術後肥満
3.3, 2015
前回の続き 入院編最後です。
全身麻酔って感覚が戻るのに少し時間がかかるようだった。なんか体と意識がホワホワしてて記憶もあんまり定かではない。
ただ僕も覚えていないけど、集中治療室では心配して様子を伺ってるヨメに
「・・めっちゃチ○コ見られる・・・めっちゃチ○コ見られる・・」
と呪詛のようにつぶやいてたらしい。どうやら僕は痛みや生命への危機感より羞恥心の方が勝っているようだ。
つくづく器が小さくてイヤになる。
眠りから覚めて気がつくと口にはまってたでっかい管は取れ、眠ってまた気がつくと体に入ってるチューブが抜かれと
徐々に体への配線が少なくなっていく。
少し言葉を発するようになり、腹も減ってきた。「腹減った」と言うと、オカンが目に涙をためて笑った。
手術はうまくいったみたいだ。もともと症例が多く、確立された手順での手術だったので成功率も高いものらしい。
とはいえ、胸を開いて、心臓を一回取り出して、止めて、中開いて、縫って、また戻して再度動かすって手術はなかなかなもんだと思う。
手術のあとは胸の真ん中に30cm程の切った後が残った。最近は傷を縫ったりはせず、透明のガムテープみたいなのを傷の上からぺたっと貼ってあるだけ。このまま抜糸もないそうだ。
2日程集中治療室にいて、3日目には一般病棟へ移った。その際にまた股間を若い女性看護士に洗浄されたけど、もう羞恥心はなくなってた。
そしてすぐにリハビリが始まる。心臓というのは筋肉の塊で、手術してすぐに動かしたほうが良いらしい。
術後の入院期間は朝と昼過ぎにリハビリ室に通い、なんかへんな体操とウォーキングとエアロバイクで運動した。
手術したばっかりで大丈夫かと思うくらい運動させられた。
リハビリには僕と同じような病気で開胸手術をした患者さんが沢山いて、各々リハビリをこなしている。
毎日のウォーキングで何人かのリハビリ仲間ができた。とはいっても全員70代~80代のおじいさんである。
リハビリ仲間達の歩くペースは遅かったけど、僕も話し相手が欲しかったのでペースをおじいさんに合わせて歩いた。

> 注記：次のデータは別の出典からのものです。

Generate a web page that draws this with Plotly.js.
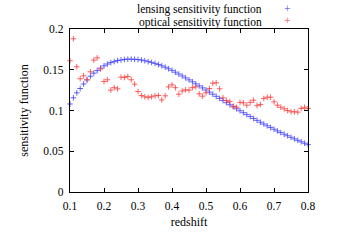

歩きながらいろんな話をした。そのなかでもお互いの病気の発生した状況話や今後の治療話は盛り上がった。
リハビリ仲間のほとんどが救急で運ばれてきた人達だったけど、心臓疾患前にある症状が僕も含め全員で現れた事がわかった。
ある症状・・それは「冷や汗」。
緊張してるわけでもなく、暑いわけでもないのに汗が吹き出して体がヒヤッとするのが続く症状。
夜中にパックをした女の人や松崎しげると出会ったり、携帯を奥さんや恋人にじっくり見られたり、便意をとてつもなく我慢してたりしてないのに冷や汗。
もしも現れたら何らかの異常かもしれません。我慢せずに救急車呼んどけ。
そんなリハビリを1週間ほど続けて僕は退院することに。心臓手術で1週間の入院ってのは短くて驚いた。
退院前日、病室に先生がやって来て、胸の傷に貼られた透明のガムテープみたいなやつをペリペリと剥がして傷口を確認し、
「うん、キレイ」と褒めてくれた。
傷口は若い(42歳でも若いらしい)と回復力があるので傷口が盛り上がりあまりキレイにならないそうだ。
僕はまぁまぁキレイな部類で、一番キレイなのは「痩せたおじいさん」だそうだ。
こんな感じで僕は無事に退院した。生まれて初めての入院。そして生死について考えた日々。
得たものは入院するとみんなやさしいねって事と「完全禁煙」と食欲・物欲・性欲と全ての欲が向上した事。
「欲」については人間いつ死ぬか本当にわからないものだなって思ったときに、我慢するこたぁないなぁって事で貪欲になったのかと。
そんなんで退院後めっちゃ食べてゴロゴロして働かず、ネットで物欲爆発させてたら、めっちゃ太った。
最近はちょっとおどけた感じで「わぁ心臓止まるわ~!」ってのが持ちネタ。周りは全然笑ってくれず心配されます。